God used the object lesson of the plant to shock Jonah from his self-centeredness and deal with the root of his anger. Jonah had no right to be angry with God and His ways. He alone has the authority to deliver and to destroy. The Lord is sovereign in showing mercy and withholding mercy. “I will have mercy on whom I have mercy, and I will have compassion on whom I have compassion” (Romans 9:15).
Like Jonah, many people, even Christians, get angry with God. At the root of their anger is a strong displeasure with God’s sovereign works. They get angry when God shows mercy to others that they think don’t deserve it. And they get angry when God withholds or even takes away mercy from them when they think they personally deserve it.
But God asks this question of anyone who is angry with Him: “Do you do well to be angry?” To anyone seeking to justify their anger, God challenges them to realize they have no right to be angry with Him. We are not God. We can’t put God in our own box. We are not the judge of what is right or wrong for God to do. God alone is sovereign and always acts rightly.

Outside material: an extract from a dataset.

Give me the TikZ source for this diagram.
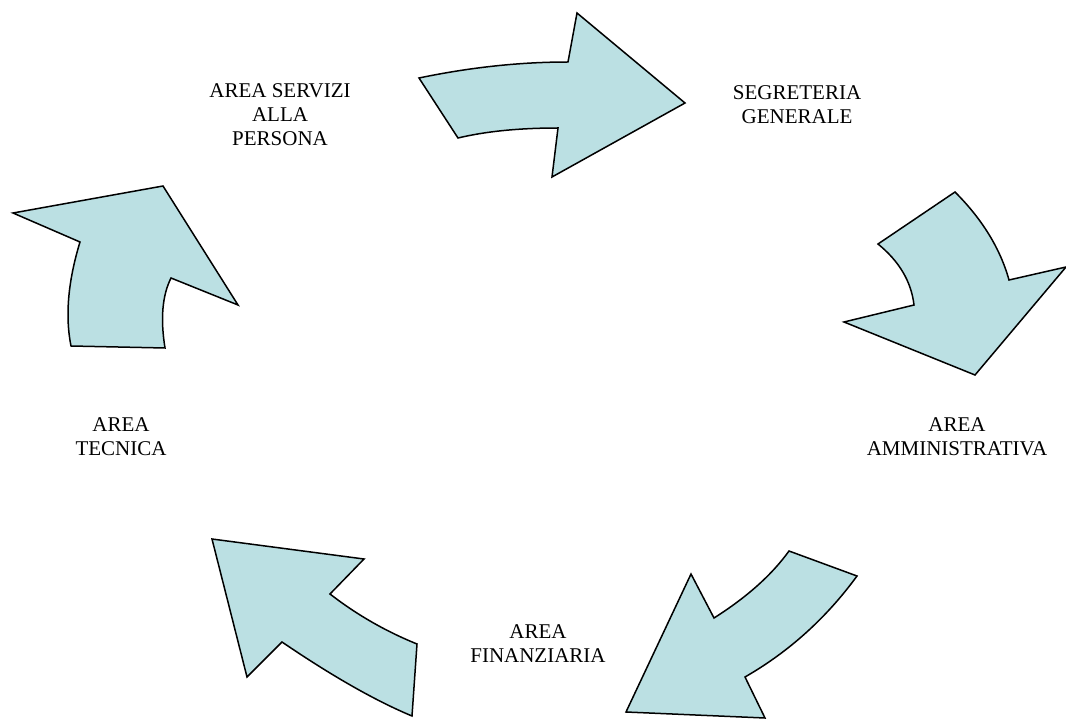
\documentclass[tikz,border=0pt]{standalone}
\usepackage{fontspec}
\setmainfont{Liberation Serif}
\definecolor{arrowfill}{HTML}{BBE0E3}
\tikzset{
  arrowshape/.style={fill=arrowfill, draw=black, line width=1.5pt, line join=miter},
  areatext/.style={align=center, inner sep=0pt, font=\fontsize{21}{24}\selectfont}
}
\begin{document}
\begin{tikzpicture}[x=1pt,y=-1pt]
\useasboundingbox[fill=white] (0,0) rectangle (1066,719);
% arrow 1 (top)
\draw[arrowshape] (419,78) .. controls (470.3,67.3) and (520,62) .. (568,62) -- (577,13) -- (685,103)
  -- (552,177) -- (558,128) .. controls (519.3,128) and (486,131.3) .. (458,138) -- cycle;
% arrow 2 (right)
\draw[arrowshape] (878,244) -- (955,192) .. controls (982.3,219.3) and (1000.3,248.7) .. (1009,280) -- (1066,267)
  -- (975,375) -- (844,322) -- (914,305) .. controls (911.3,281.7) and (899.3,261.3) .. (878,244) -- cycle;
% arrow 3 (bottom right)
\draw[arrowshape] (789,551) -- (857,576) .. controls (826.3,618) and (789,651.7) .. (745,677) -- (765,718)
  -- (626,712) -- (691,574) -- (714,618) .. controls (746.7,597.3) and (771.7,575) .. (789,551) -- cycle;
% arrow 4 (bottom left)
\draw[arrowshape] (212,539) -- (364,559) -- (330,594) .. controls (356.7,614.7) and (385.7,631.3) .. (417,644)
  -- (412,716) .. controls (375.3,700.7) and (332,676) .. (282,642) -- (247,677) -- cycle;
% arrow 5 (left)
\draw[arrowshape] (13,213) -- (163,186) -- (238,305) -- (171,278) .. controls (162.3,295.3) and (160.3,318.7) .. (165,348)
  -- (71,346) .. controls (65,316) and (68,281.3) .. (80,242) -- cycle;
% labels
\node[areatext] (servizi) at (280,115) {AREA SERVIZI\\ALLA\\PERSONA};
\node[areatext] (segreteria) at (797,104.5) {SEGRETERIA\\GENERALE};
\node[areatext] (amministrativa) at (957,436.5) {AREA\\AMMINISTRATIVA};
\node[areatext] (finanziaria) at (538,643.5) {AREA\\FINANZIARIA};
\node[areatext] (tecnica) at (121,436.5) {AREA\\TECNICA};
\end{tikzpicture}
\end{document}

Like Jonah, Christians especially have no right to be angry with God. The Lord has showed us great mercy when He was slow to anger with us in our sin. He showed us His steadfast love and saved us through the cross of Christ. Because of His sovereign mercy, we live under His compassion and grace every day.
So when you see that God is truly sovereign in how He shows and withholds mercy, do you really have any right to be angry with God?